4. The next submission of the appellants is that the show cause notice invokes the ingredients of the extended period of limitation such as intention to evade payment of duty and, therefore, could be issued only by the Commissioner of Customs or Addl. Director of DRI and not the Asstt. Director of DRI. This submission is also devoid of any merit as it is not disputed that the demand has been raised within the normal period of limitation.
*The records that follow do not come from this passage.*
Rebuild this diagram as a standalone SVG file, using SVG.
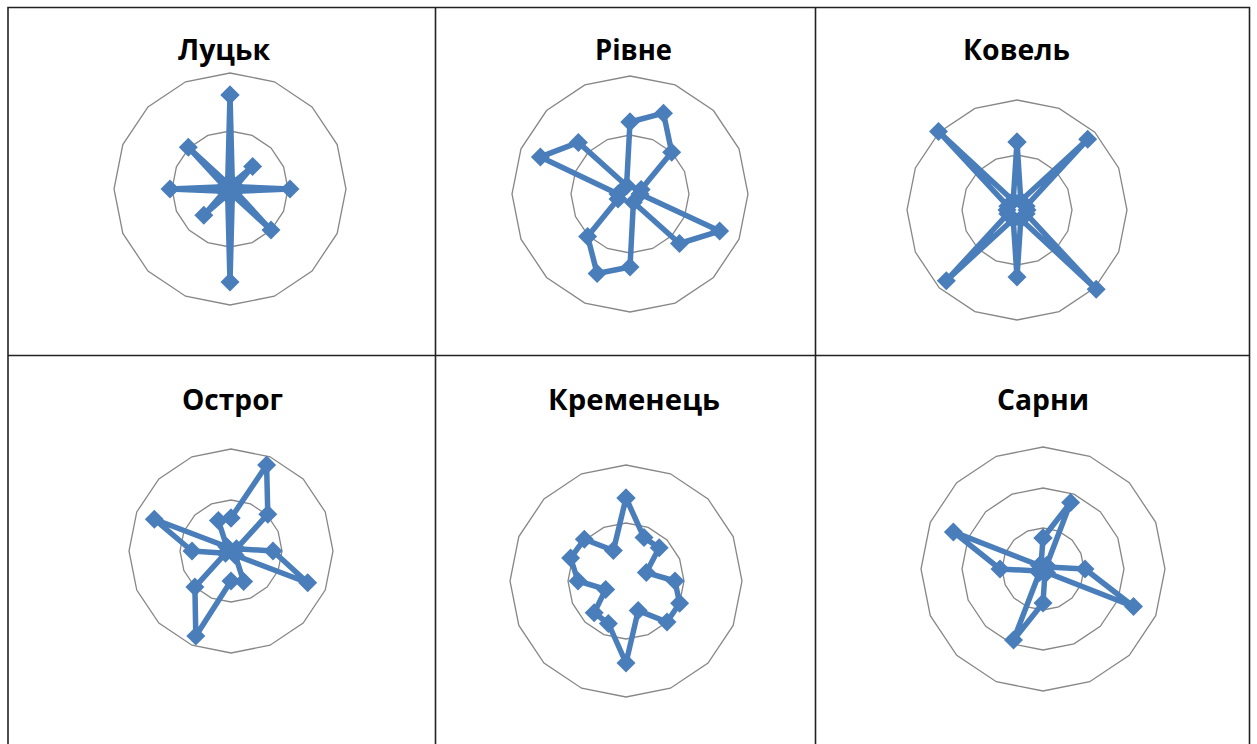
<svg xmlns="http://www.w3.org/2000/svg" xmlns:xlink="http://www.w3.org/1999/xlink" width="1257" height="744" viewBox="0 0 1257 744">
<style>
.ring{fill:none;stroke:#878787;stroke-width:1.3;vector-effect:non-scaling-stroke}
.series{fill:none;stroke:#4A7EBB;stroke-width:5.5;stroke-linejoin:round;marker-start:url(#dm);marker-mid:url(#dm);marker-end:url(#dm)}
.title{font-family:"Open Sans","Liberation Sans",sans-serif;font-weight:700;font-size:28px;fill:#000}
.grid{stroke:#222;stroke-width:1.6;fill:none}
</style>
<defs>
<polygon id="g16" class="ring" points="0,-1 0.38268,-0.92388 0.70711,-0.70711 0.92388,-0.38268 1,0 0.92388,0.38268 0.70711,0.70711 0.38268,0.92388 0,1 -0.38268,0.92388 -0.70711,0.70711 -0.92388,0.38268 -1,0 -0.92388,-0.38268 -0.70711,-0.70711 -0.38268,-0.92388"/>
<marker id="dm" markerUnits="userSpaceOnUse" markerWidth="20" markerHeight="20" refX="10" refY="10" overflow="visible">
<path d="M10 0.5 L19.5 10 L10 19.5 L0.5 10 Z" fill="#4A7EBB"/>
</marker>
</defs>
<rect width="1257" height="744" fill="#fff"/>
<g id="table-lines" class="grid">
<path d="M8 744 V7.5 H1249.5 V744"/>
<path d="M8 355.5 H1249.5"/>
<path d="M435.5 7.5 V744"/>
<path d="M815.5 7.5 V744"/>
</g>
<g id="chart-lutsk">
<text class="title" x="178" y="60" textLength="92" lengthAdjust="spacingAndGlyphs">Луцьк</text>
<use xlink:href="#g16" transform="translate(230,189) scale(58)"/>
<use xlink:href="#g16" transform="translate(230,189) scale(116)"/>
<polygon class="series" transform="translate(230,189)" points="0,-94 2.3,-5.5 22.6,-22.6 5.5,-2.3 60,0 5.5,2.3 41,41 2.3,5.5 0,93 -2.3,5.5 -26.2,26.2 -5.5,2.3 -60,0 -5.5,-2.3 -41.7,-41.7 -2.3,-5.5"/>
</g>
<g id="chart-rivne">
<text class="title" x="595" y="60" textLength="77" lengthAdjust="spacingAndGlyphs">Рівне</text>
<use xlink:href="#g16" transform="translate(630,194) scale(59)"/>
<use xlink:href="#g16" transform="translate(630,194) scale(118)"/>
<polygon class="series" transform="translate(630,194)" points="0,-72 33.5,-80.8 41.7,-41.7 11.1,-4.6 10,0 89.6,37.1 49.5,49.5 3.4,8.3 0,73 -32.9,79.5 -42.4,42.4 -12,5 -12,0 -89.6,-37.1 -51.6,-51.6 -3.4,-8.3"/>
</g>
<g id="chart-kovel">
<text class="title" x="963" y="60" textLength="107" lengthAdjust="spacingAndGlyphs">Ковель</text>
<use xlink:href="#g16" transform="translate(1017,210) scale(55)"/>
<use xlink:href="#g16" transform="translate(1017,210) scale(110)"/>
<polygon class="series" transform="translate(1017,210)" points="0,-68 3.8,-9.2 70.7,-70.7 9.2,-3.8 10,0 9.2,3.8 79.2,79.2 3.8,9.2 0,67 -3.8,9.2 -70.7,70.7 -9.2,3.8 -10,0 -9.2,-3.8 -78.5,-78.5 -3.8,-9.2"/>
</g>
<g id="chart-ostroh">
<text class="title" x="182" y="410" textLength="101" lengthAdjust="spacingAndGlyphs">Острог</text>
<use xlink:href="#g16" transform="translate(231,551) scale(51)"/>
<use xlink:href="#g16" transform="translate(231,551) scale(102)"/>
<polygon class="series" transform="translate(231,551)" points="0,-33 35.6,-85.9 36.8,-36.8 5.5,-2.3 42,0 76.7,31.8 4.2,4.2 12.6,30.5 0,30 -35.2,85 -36.1,36.1 -5.5,2.3 -39,0 -76.7,-31.8 -4.2,-4.2 -12.6,-30.5"/>
</g>
<g id="chart-kremenets">
<text class="title" x="548" y="410" textLength="172" lengthAdjust="spacingAndGlyphs">Кременець</text>
<use xlink:href="#g16" transform="translate(626,581) scale(58)"/>
<use xlink:href="#g16" transform="translate(626,581) scale(116)"/>
<polygon class="series" transform="translate(626,581)" points="0,-83 18,-43.4 33.2,-33.2 20.3,-8.4 49,0 53.6,22.2 41,41 12.2,29.6 0,82 -17.6,42.5 -31.8,31.8 -20.3,8.4 -48,0 -55.4,-23 -41.7,-41.7 -12.6,-30.5"/>
</g>
<g id="chart-sarny">
<text class="title" x="997" y="410" textLength="92" lengthAdjust="spacingAndGlyphs">Сарни</text>
<use xlink:href="#g16" transform="translate(1043,569) scale(41)"/>
<use xlink:href="#g16" transform="translate(1043,569) scale(81)"/>
<use xlink:href="#g16" transform="translate(1043,569) scale(122)"/>
<polygon class="series" transform="translate(1043,569)" points="0,-31 27.6,-66.5 3.5,-3.5 4.6,-1.9 42,0 90.5,37.5 3.5,3.5 1.9,4.6 0,34 -29.5,71.1 -3.5,3.5 -4.6,1.9 -43,0 -89.6,-37.1 -3.5,-3.5 -1.9,-4.6"/>
</g>
</svg>
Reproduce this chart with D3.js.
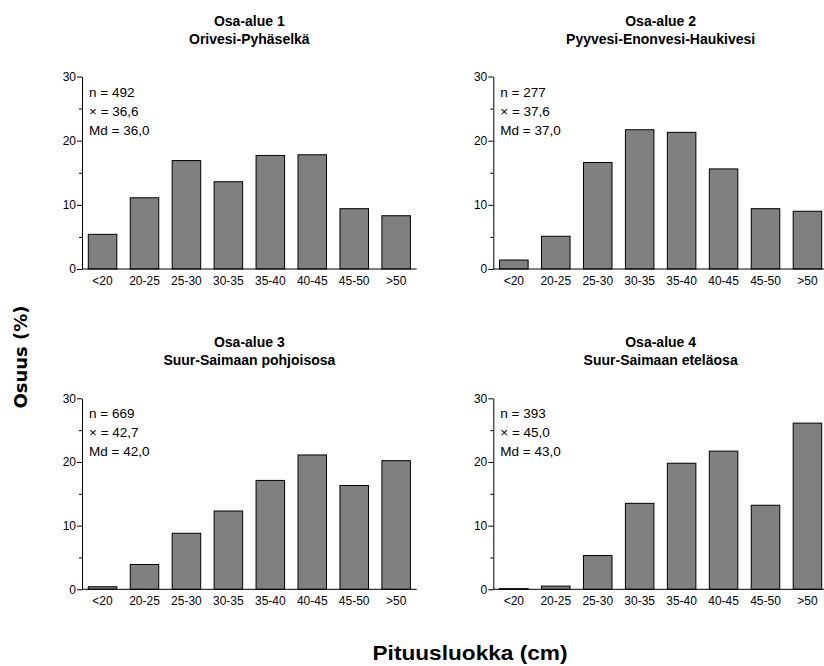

5. Yet another contention of the appellants is that the confirmation of the demand under Section 72 is not sustainable, as for the purpose of demand of duty short Levied, the demand could be raised only under Section 28. This plea also requires to be rejected in the face of the clear language of Section 72 which reads as under:-
” Section 72. Goods improperly removed from warehouse, etc.-
(1) In any of the following cases, that is to say, –
(a) where any warehoused goods are removed from a warehouse in contravention of Section 71;
(b) where any warehoused goods have not been removed from a warehouse at the expiration of the period during which such goods are permitted under Section 61 to remain in a warehouse;
(c) where any warehoused goods have been taken under Section 64 as samples without payment of duty;
(d) where any goods in respect of which a bond has been executed under Section 59 and which have not been cleared for home consumption or exportation are not duly accounted for to the satisfaction of the proper officer,
the proper officer may demand, and the owner of such goods shall forthwith pay, the full amount of duty chargeable on account of such goods together with all penalties, rent, interest and other charges payable in respect of such goods.”
6. On the merits of the matter, the appellants did not raise any defence against the demand. We find that the demand has been confirmed on the basis of sufficient evidence that raw materials imported duty free were diverted into local market for sale, without being used in the manufacture of export garments and hence the appellants were not entitled to the benefit of duty free import. We, therefore, uphold the demand. Confiscation is also upheld as the liability to confiscation of the lady gowns has also been clearly brought by the materials on record.
7. In view of the above, penalties are also justified. However, having regard to the totality of the facts and circumstances of the case, we reduce the penalty on the first appellant company to Rs. 50 lakhs (Rupees fifty lakhs) and on its Director to Rs. 5 lakhs (Rupees Five lakhs).
8. The appeals are thus partly allowed.